Likewise, the medieval French nun Marguerite of Oingt writes this prayer:
For are you not my mother and more than my mother? The mother who bore me labored in delivering me for one day or one night but you, my sweet and lovely Lord, labored for me for more than thirty years. Ah, my sweet and lovely Lord, with what love you labored for me and bore me through your whole life. But when the time approached for you to be delivered, your labor pains were so great that your holy sweat was like great drops of blood that came out from your body and fell on the earth. . . . Ah! Sweet Lord Jesus Christ, who ever saw a mother suffer such a birth! For when the hour of your delivery came, you were placed on the hard bed of the cross . . . and your nerves and all your veins were broken. And truly it is no surprise that your veins burst when in one day you gave birth to the whole world.
This imagery might sound strange to our ears, but it’s not without precedent in the Gospels themselves. In addition to Jesus telling Nicodemus that the Holy Spirit gives birth to new life, Jesus also compares himself to a mother hen. Just after Jesus calls King Herod a fox, he breaks down weeping for Jerusalem: “O Jerusalem, Jerusalem, the city that kills the prophets and stones God’s messengers! How often I have wanted to gather your children together as a hen protects her chicks beneath her wings, but you wouldn’t let me” (Luke 13:34).
The medieval writer St. Anselm draws on this language when he writes this prayer:
But you, Jesus, good lord, are you not also a mother? Are you not that mother who, like a hen, collects her chickens under her wings? Truly, master, you are a mother. For what others have conceived and given birth to, that have received from you. . . . . You are the author, others are the ministers. It is then you, above all, Lord God, who are mother. . . .
Christ, mother, who gathers under your wings your little ones, your dead chick seeks refuge under your wings. For by your gentleness, those who are hurt are comforted; by your perfume, the despairing are reformed. Your warmth resuscitates the dead; your touch justifies sinners. . . . Console your chicken, resuscitate your dead one, justify your sinner. May your injured one be consoled by you; may [they] who of [themselves] [despair] be comforted by you and reformed through you in your complete and unceasing grace. For the consolation of the wretched flows from you, blessed, world without end, Amen.
So I asked my dad not to tell my mom and promised to tell my mom before I asked Andrea. Then the morning of the day I planned to ask Andrea the big question, I showed my mom the ring and told her my plans. And try as she may, there was no concealing the fact that she already knew. Apparently I had underestimated her, though, as she hadn’t spoken a word of it to anyone else.
When I called my dad out on telling my mom, he confessed and said, “Your mom and I don’t keep secrets.” And I thought, That information would have been useful three weeks ago when I asked you to keep a secret!
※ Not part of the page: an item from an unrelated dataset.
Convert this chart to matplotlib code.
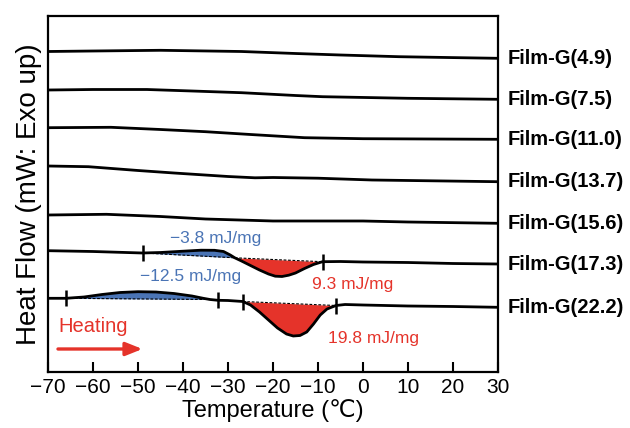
import numpy as np
import matplotlib
matplotlib.use('Agg')
import matplotlib.pyplot as plt

plt.rcParams['font.family'] = ['Liberation Sans', 'DejaVu Sans']
plt.rcParams['axes.unicode_minus'] = True

##########################################################################################
# DSC heating traces, heat flow in arbitrary offset units (exo up)

temp_49 = [-70, -60, -45, -27, -15, -5, 8, 20, 30]
hf_49 = [32.05, 32.1, 32.17, 32.05, 31.85, 31.7, 31.53, 31.44, 31.37]

temp_75 = [-70, -60, -48, -38, -27, -15, -9, 10, 30]
hf_75 = [28.2, 28.25, 28.25, 28.1, 27.93, 27.65, 27.53, 27.37, 27.27]

temp_110 = [-70, -56, -45, -35, -25, -13, 0, 30]
hf_110 = [24.43, 24.47, 24.25, 24.03, 23.75, 23.43, 23.33, 23.27]

temp_137 = [-70, -61, -50, -42, -30, -24, -20, -10, 2, 30]
hf_137 = [20.6, 20.53, 20.15, 19.9, 19.55, 19.42, 19.45, 19.38, 19.2, 19.03]

temp_156 = [-70, -57, -45, -35, -20, 0, 10, 30]
hf_156 = [15.7, 15.77, 15.55, 15.3, 15.1, 15.1, 15.0, 14.87]

temp_173 = [-70, -60, -49, -45, -40, -36, -33, -31, -29.5, -28.5, -27, -25, -23, -21,
            -19.5, -18, -16.5, -15, -13, -11, -9, -5, 0, 10, 20, 30]
hf_173 = [12.13, 12.05, 11.9, 11.95, 12.08, 12.18, 12.17, 12.05, 11.7, 11.42, 11.1, 10.65,
          10.2, 9.8, 9.58, 9.55, 9.68, 9.9, 10.35, 10.75, 11.03, 11.05, 11.0, 10.95, 10.85, 10.8]

temp_222 = [-70, -66, -62, -58, -54, -50, -46, -42, -38, -35.5, -34, -32.2, -30, -26.7,
            -25, -23, -21, -19, -17, -15.5, -14, -12.5, -11, -9.5, -8, -6, -4, 0, 10, 20, 30]
hf_222 = [7.37, 7.37, 7.5, 7.75, 7.95, 8.03, 8.0, 7.85, 7.6, 7.37, 7.25, 7.17, 7.15, 7.05,
          6.7, 6.0, 5.2, 4.4, 3.8, 3.6, 3.65, 4.0, 4.8, 5.7, 6.3, 6.65, 6.75, 6.7, 6.6, 6.55, 6.47]

film_labels = ['Film-G(4.9)', 'Film-G(7.5)', 'Film-G(11.0)', 'Film-G(13.7)',
               'Film-G(15.6)', 'Film-G(17.3)', 'Film-G(22.2)']

# integration limits (cold crystallization = blue, melting = red)
blue_173 = [-49, -28.5]
red_173 = [-28.5, -9]
blue_222 = [-66, -34]
red_222 = [-26.7, -6]
marks_173 = [-49, -9]
marks_222 = [-66, -32.2, -26.7, -6]

enthalpy_labels = ['\u22123.8 mJ/mg', '\u221212.5 mJ/mg', '9.3 mJ/mg', '19.8 mJ/mg']

RED = '#e5332a'
BLUE = '#4a74b5'

##########################################################################################

def fillPeak(ax, T, hf, limits, color, above):

    T = np.asarray(T, dtype=float)
    hf = np.asarray(hf, dtype=float)
    sel = (T >= limits[0]) & (T <= limits[1])
    t = T[sel]
    y = hf[sel]
    # straight baseline between the two integration limits
    base = y[0] + (y[-1] - y[0]) * (t - t[0]) / (t[-1] - t[0])
    if above:
        ax.fill_between(t, base, y, where=y >= base, color=color, lw=0, interpolate=True)
    else:
        ax.fill_between(t, base, y, where=y <= base, color=color, lw=0, interpolate=True)
    ax.plot([t[0], t[-1]], [y[0], y[-1]], ls=(0, (2.5, 1.5)), lw=0.8, color='black', zorder=3)


fig = plt.figure(figsize=(6.3, 4.28), dpi=100)
ax = fig.add_axes([48/630., 56/428., 450/630., 356/428.])

fillPeak(ax, temp_173, hf_173, blue_173, BLUE, True)
fillPeak(ax, temp_173, hf_173, red_173, RED, False)
fillPeak(ax, temp_222, hf_222, blue_222, BLUE, True)
fillPeak(ax, temp_222, hf_222, red_222, RED, False)

curves = [(temp_49, hf_49), (temp_75, hf_75), (temp_110, hf_110), (temp_137, hf_137),
          (temp_156, hf_156), (temp_173, hf_173), (temp_222, hf_222)]

for (T, hf), name in zip(curves, film_labels):
    ax.plot(T, hf, color='black', lw=2.0, solid_joinstyle='round', zorder=4)
    ax.annotate(name, xy=(T[-1], hf[-1]), xytext=(7, 0), textcoords='offset points',
                ha='left', va='center', fontsize=14.5, fontweight='bold', annotation_clip=False)

# integration limit marks
ax.plot(marks_173, np.interp(marks_173, temp_173, hf_173), ls='none', marker='|',
        ms=12, mew=1.8, color='black', zorder=5)
ax.plot(marks_222, np.interp(marks_222, temp_222, hf_222), ls='none', marker='|',
        ms=12, mew=1.8, color='black', zorder=5)

ax.text(-32.7, 13.3, enthalpy_labels[0], color=BLUE, fontsize=12.5, ha='center', va='center')
ax.text(-38.4, 9.6, enthalpy_labels[1], color=BLUE, fontsize=12.5, ha='center', va='center')
ax.text(-2.2, 8.7, enthalpy_labels[2], color=RED, fontsize=12.5, ha='center', va='center')
ax.text(2.3, 3.4, enthalpy_labels[3], color=RED, fontsize=12.5, ha='center', va='center')

ax.text(-60, 4.5, 'Heating', color=RED, fontsize=14.5, ha='center', va='center')
ax.annotate('', xy=(-48.4, 2.3), xytext=(-68.4, 2.3),
            arrowprops=dict(arrowstyle='-|>,head_length=1.0,head_width=0.4', color=RED, lw=2.4))

ax.set_xlim(-70, 30)
ax.set_ylim(0, 35.6)
ax.set_xticks(np.arange(-70, 31, 10))
ax.set_yticks([])
ax.tick_params(axis='x', direction='in', length=7, width=1.5, labelsize=15, pad=4)
for spine in ax.spines.values():
    spine.set_linewidth(1.6)

ax.set_xlabel('Temperature (\u2103)', fontsize=17, labelpad=2)
ax.set_ylabel('Heat Flow (mW: Exo up)', fontsize=20, labelpad=4)

fig.savefig('out.png', dpi=100)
Even so, it was comforting to know that my dad and my mom were on the same page. They both wanted what was best for me. Which, incidentally, is kind of how my mom blew her cover. When I told her the news, she immediately started asking me a bunch of practical questions about how a 20- and 21-year-old would be able to survive on our own. Which isn’t how moms tend to respond to that kind of news—at least not initially.
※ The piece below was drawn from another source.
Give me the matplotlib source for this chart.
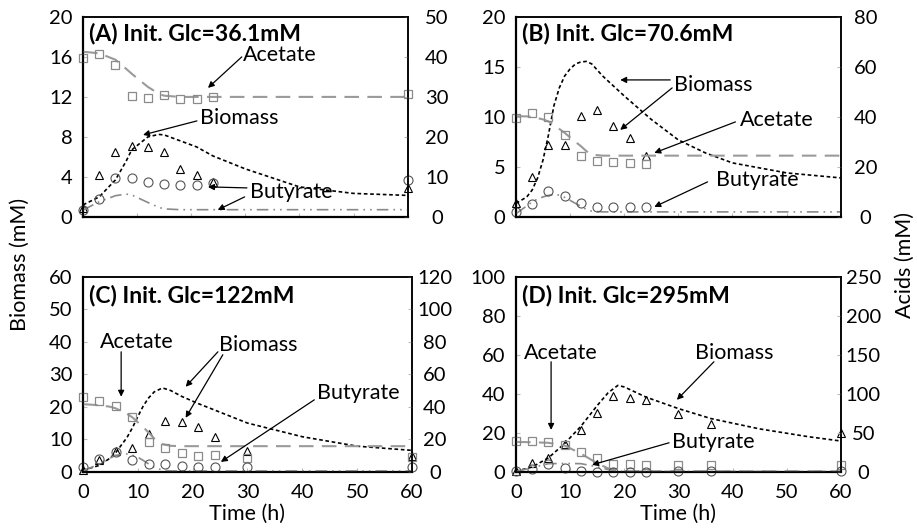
import matplotlib
matplotlib.use('Agg')
import matplotlib.pyplot as plt

plt.rcParams['font.family'] = ['Lato', 'DejaVu Sans']

# ---- data ----
# sample times (h)
t_A = [0, 3, 6, 9, 12, 15, 18, 21, 24, 60]
t_B = [0, 3, 6, 9, 12, 15, 18, 21, 24]
t_C = [0, 3, 6, 9, 12, 15, 18, 21, 24, 30, 60]
t_D = [0, 3, 6, 9, 12, 15, 18, 21, 24, 30, 36, 60]

# measured points
bio_A = [0.9, 4.2, 6.5, 7.1, 7.0, 6.5, 4.8, 4.2, 3.5, 2.9]
ace_A = [39.8, 40.8, 38.1, 30.3, 29.8, 30.4, 29.5, 29.6, 30.0, 30.7]
but_A = [1.8, 4.4, 9.6, 9.6, 8.8, 8.3, 7.9, 7.9, 8.5, 9.2]

bio_B = [1.4, 4.0, 7.2, 7.2, 10.1, 10.7, 9.1, 7.9, 6.1]
ace_B = [39.7, 41.7, 39.9, 32.7, 24.5, 22.2, 21.9, 21.5, 21.1]
but_B = [2.0, 5.1, 10.5, 8.5, 5.4, 3.8, 3.8, 3.8, 4.0]

bio_C = [0.7, 3.6, 6.5, 7.4, 11.6, 15.6, 15.2, 13.8, 10.8, 6.4, 4.8]
ace_C = [46.2, 43.7, 40.6, 33.8, 18.5, 14.8, 11.7, 9.6, 10.1, 8.6, 9.2]
but_C = [3.1, 8.2, 12.3, 7.2, 5.1, 4.7, 3.5, 3.1, 2.7, 2.7, 2.7]

bio_D = [0.2, 4.6, 7.3, 14.5, 21.3, 30.3, 38.8, 38.0, 36.6, 29.5, 24.7, 20.1]
ace_D = [39.2, 39.2, 38.3, 34.1, 25.6, 17.9, 10.6, 9.8, 8.5, 8.5, 8.5, 9.4]
but_D = [0.5, 3.4, 9.8, 5.5, 0.9, 0.3, 0.3, 0.3, 0.3, 1.3, 1.3, 1.3]

# model curves
mt_A = [0, 3, 6, 8, 9, 12, 14, 15, 18, 21, 24, 30, 40, 50, 60]
mbio_A = [1.2, 2.0, 3.7, 5.6, 6.7, 8.0, 8.25, 8.2, 7.6, 7.0, 6.1, 4.8, 3.0, 2.35, 2.15]
mace_A = [41.3, 40.9, 39.3, 37.0, 35.8, 32.5, 30.8, 30.3, 30.0, 30.0, 30.0, 30.0, 30.0, 30.0, 30.0]
mbut_A = [1.7, 3.8, 5.3, 5.7, 5.5, 3.6, 2.4, 2.0, 1.8, 1.8, 1.8, 1.8, 1.8, 1.8, 1.8]

mt_B = [0, 2, 3, 4, 5, 6, 7, 8, 9, 10, 11, 12, 13, 14, 16, 18, 20, 25, 30, 35, 40, 50, 60]
mbio_B = [1.35, 2.0, 2.7, 3.9, 5.7, 8.2, 11.1, 12.9, 14.1, 14.8, 15.3, 15.5, 15.55, 15.3, 14.1, 13.1, 12.1, 9.75, 7.7, 6.4, 5.4, 4.4, 3.9]
mace_B = [40.3, 40.2, 40.0, 39.5, 39.0, 38.2, 36.8, 35.2, 33.6, 31.8, 30.0, 28.3, 26.3, 24.9, 24.5, 24.5, 24.5, 24.5, 24.5, 24.5, 24.5, 24.5, 24.5]
mbut_B = [1.3, 4.4, 6.0, 7.2, 8.0, 8.6, 9.0, 8.7, 7.8, 6.6, 5.4, 4.2, 3.0, 2.3, 2.0, 2.0, 2.0, 2.0, 2.0, 2.0, 2.0, 2.0, 2.0]

mt_C = [0, 3, 5, 6, 8, 9, 10, 11, 12, 13, 14.5, 16, 18, 21, 24, 30, 40, 50, 60]
mbio_C = [0.5, 2.0, 4.3, 6.0, 10.5, 13.5, 17.0, 20.3, 22.8, 24.6, 25.8, 25.0, 23.2, 21.0, 19.0, 15.0, 10.8, 7.9, 6.6]
mace_C = [41.6, 41.0, 40.0, 39.0, 35.8, 33.5, 30.5, 27.5, 24.0, 20.5, 17.0, 16.0, 15.8, 15.8, 15.8, 15.8, 15.8, 15.8, 15.8]
mbut_C = [0.6, 4.8, 8.6, 10.2, 11.0, 10.3, 9.0, 7.0, 4.8, 2.8, 1.0, 0.6, 0.6, 0.6, 0.6, 0.6, 0.6, 0.6, 0.6]

mt_D = [0, 3, 6, 9, 12, 15, 17, 18.8, 20, 24, 30, 36, 45, 54, 60]
mbio_D = [0.3, 2.5, 7.2, 14.6, 23.4, 34.0, 40.5, 44.3, 43.5, 38.3, 32.4, 27.3, 22.0, 18.0, 15.8]
mace_D = [38.3, 38.0, 37.2, 33.6, 23.3, 11.0, 4.5, 1.5, 1.0, 0.9, 0.9, 0.9, 0.9, 0.9, 0.9]
mbut_D = [0.3, 5.5, 10.5, 10.8, 10.5, 6.5, 3.0, 1.0, 0.6, 0.5, 0.5, 0.5, 0.5, 0.5, 0.5]

titles = ['(A) Init. Glc=36.1mM', '(B) Init. Glc=70.6mM',
          '(C) Init. Glc=122mM', '(D) Init. Glc=295mM']
bio_lim = [20, 20, 60, 100]
bio_step = [4, 5, 10, 20]
acid_lim = [50, 80, 120, 250]
acid_step = [10, 20, 20, 50]

panels = [
    (t_A, bio_A, ace_A, but_A, mt_A, mbio_A, mace_A, mbut_A),
    (t_B, bio_B, ace_B, but_B, mt_B, mbio_B, mace_B, mbut_B),
    (t_C, bio_C, ace_C, but_C, mt_C, mbio_C, mace_C, mbut_C),
    (t_D, bio_D, ace_D, but_D, mt_D, mbio_D, mace_D, mbut_D),
]

# axes rectangles (figure fractions) and annotation layout (axes fractions)
rects = [
    [0.0905, 0.590, 0.354, 0.378],
    [0.5627, 0.590, 0.354, 0.378],
    [0.0905, 0.108, 0.3588, 0.369],
    [0.5627, 0.108, 0.3544, 0.369],
]
right_pad = [21, 18, 16.5, 16]
title_xy = [(0.018, 0.915), (0.018, 0.915), (0.018, 0.905), (0.018, 0.905)]

# (label, text xy, [(arrow start, arrow tip), ...])
notes = [
    [('Acetate', (0.492, 0.81), [((0.489, 0.80), (0.385, 0.645))]),
     ('Biomass', (0.36, 0.495), [((0.351, 0.48), (0.185, 0.41))]),
     ('Butyrate', (0.514, 0.125), [((0.505, 0.145), (0.385, 0.15)),
                                  ((0.498, 0.10), (0.415, 0.035))])],
    [('Biomass', (0.488, 0.66), [((0.475, 0.685), (0.321, 0.685)),
                                 ((0.481, 0.645), (0.321, 0.435))]),
     ('Acetate', (0.691, 0.485), [((0.676, 0.475), (0.426, 0.32))]),
     ('Butyrate', (0.617, 0.185), [((0.590, 0.175), (0.426, 0.05))])],
    [('Acetate', (0.052, 0.667), [((0.116, 0.615), (0.116, 0.385))]),
     ('Biomass', (0.413, 0.651), [((0.41, 0.615), (0.312, 0.436)),
                                 ((0.425, 0.60), (0.312, 0.277))]),
     ('Butyrate', (0.71, 0.405), [((0.703, 0.369), (0.419, 0.051))])],
    [('Acetate', (0.025, 0.61), [((0.108, 0.564), (0.108, 0.215))]),
     ('Biomass', (0.551, 0.61), [((0.609, 0.564), (0.495, 0.369))]),
     ('Butyrate', (0.48, 0.154), [((0.471, 0.149), (0.234, 0.036))])],
]

fig = plt.figure(figsize=(9.17, 5.29), dpi=100)

FS = 15.5
FS_TICK = 14.5
FS_TITLE = 16.5
for i, (t, bio, ace, but, mt, mbio, mace, mbut) in enumerate(panels):
    ax = fig.add_axes(rects[i])
    ax2 = ax.twinx()

    # model lines
    ax.plot(mt, mbio, color='black', lw=1.2, ls=(0, (2.2, 1.6)), zorder=3)
    ax2.plot(mt, mace, color='#9a9a9a', lw=1.5, ls=(0, (7, 4)))
    ax2.plot(mt, mbut, color='#8a8a8a', lw=1.2, ls=(0, (7, 3, 1, 3, 1, 3)))

    # measured points
    ax.plot(t, bio, ls='none', marker='^', ms=6, mfc='none', mec='black', mew=0.8, clip_on=False, zorder=4)
    ax2.plot(t, ace, ls='none', marker='s', ms=6, mfc='none', mec='#8a8a8a', mew=0.9, clip_on=False)
    ax2.plot(t, but, ls='none', marker='o', ms=6.5, mfc='none', mec='#555555', mew=0.8, clip_on=False)

    ax.set_xlim(0, 60)
    ax.set_ylim(0, bio_lim[i])
    ax2.set_ylim(0, acid_lim[i])
    ax.set_xticks(range(0, 61, 10))
    ax.set_yticks(range(0, bio_lim[i] + 1, bio_step[i]))
    ax2.set_yticks(range(0, acid_lim[i] + 1, acid_step[i]))

    ax.tick_params(axis='both', direction='in', length=3, color='#bbbbbb', labelsize=FS_TICK)
    ax.tick_params(axis='y', pad=7.5)
    ax2.tick_params(axis='y', direction='in', length=3, color='#bbbbbb', labelsize=FS_TICK,
                    pad=right_pad[i])
    for lab in ax2.get_yticklabels():
        lab.set_horizontalalignment('center')
    if i < 2:
        ax.tick_params(axis='x', labelbottom=False)
    else:
        ax.tick_params(axis='x', pad=9)
        ax.set_xlabel('Time (h)', fontsize=FS, labelpad=2)

    for a in (ax, ax2):
        for s in a.spines.values():
            s.set_linewidth(1.1)
            s.set_color('black')
    ax.spines['bottom'].set_linewidth(1.6)
    ax.spines['left'].set_linewidth(1.6)

    ax2.text(title_xy[i][0], title_xy[i][1], titles[i], transform=ax.transAxes,
             fontsize=FS_TITLE, fontweight='bold', ha='left', va='center')

    for label, txy, arrows in notes[i]:
        ax2.text(txy[0], txy[1], label, transform=ax.transAxes, fontsize=FS,
                 ha='left', va='center')
        for start, tip in arrows:
            ax2.annotate('', xy=tip, xycoords=ax.transAxes, xytext=start,
                         textcoords=ax.transAxes,
                         arrowprops=dict(arrowstyle='-|>', color='black', lw=0.9,
                                         mutation_scale=9, shrinkA=0, shrinkB=0))

fig.text(0.022, 0.5, 'Biomass (mM)', rotation=90, fontsize=FS, ha='center', va='center')
fig.text(0.987, 0.5, 'Acids (mM)', rotation=90, fontsize=FS, ha='center', va='center')

plt.savefig('out.png', dpi=100)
In this passage from John 13, we see Jesus describe his relationship with God the Father the same way. How does Jesus know his sheep will never perish? First, he says, “No one can snatch them away from me” (13:28). But then he adds immediate that the Father has given him the sheep, “and he is more powerful than anyone else. No one can snatch them from the Father’s hand” (13:29).
So which is it? That we can’t be snatched from Jesus’s hand? Or that we can’t be snatched from the Father’s hand?
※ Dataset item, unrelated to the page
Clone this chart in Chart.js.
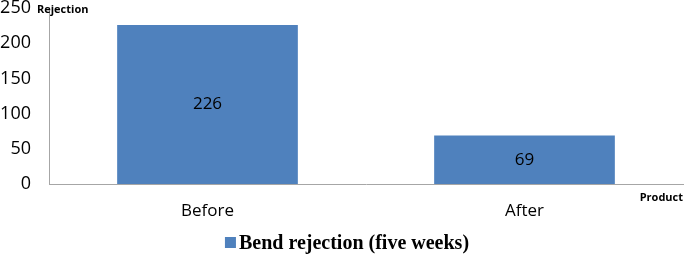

Jesus’s response to this question is, You’re exactly right! “The Father and I are one” (13:30)!
Jesus and the Father are perfectly united in not only wanting what’s best for their children but also in ensuring that they receive it. And what’s best for their children, says Jesus, is eternal life—resurrected life; life free of sin, pain, and death; life to the fullest. This is very good news.
As Julian of Norwich describes it,
The mother may allow the child to fall sometimes, and to be hurt in diverse manners for its own profit, but she may never allow that any manner of peril come to the child, for love. And though our earthly mother may allow her child to perish, our heavenly Mother, Jesus, may not allow us that are His children to perish: for He is All-mighty, All-wisdom, and All-love; and so is none but He,—blessed may He be! But often when our falling and our wretchedness is shewed us, we are so sore afraid, and so greatly ashamed of our self, that scarcely we find where we may hold us. But then wills not our courteous Mother that we flee away, for He wills that not at all. . . . But He wills then that we use the condition of a child: for when it is hurt, or afraid, it runs hastily to the mother for help, with all its might. So wills He that we do, as a meek child saying thus: My kind Mother, my Gracious Mother, my precious Mother, have mercy on me: I have made myself foul and unlike to You, and I nor may nor can amend it but with thine help and grace. And if we feel us not then eased forthwith, be we sure that He uses the condition of a wise mother. For if He see that it be more profit to us to mourn and to weep, He suffers it, with care and pity, to the best time, for love. And He wills then that we use the property of a child, that evermore of nature trusts to the love of the mother in wellbeing and in woe.
Although her language is a bit old-timey and hard to follow at times, Julian is essentially saying that Jesus cares for us more than an earthly mother ever could. This isn’t a knock against mothers, just as it’s not a knock against fathers to say that God the Father cares for us more than our fathers ever could.
Instead, it’s the good news to all of us that, no matter what your family situation is like, in Christ you have a new family. This new family will never let you perish or be snatched away. For this family has both the desire and the power to keep you safe and to give you abundant life to the fullest. And so Marguerite of Oingt, who left her family to become a nun, could write the joyful prayer:
My sweet Lord, I gave up for you my father and my mother and my sister and my brothers and all the wealth of the world. . . . You know, my sweet Lord, that if I had a thousand worlds and could bend them all to my will, I would give them all up for you . . . for you are the life of my soul. Nor do I have a father or mother besides you, nor do I wish to have.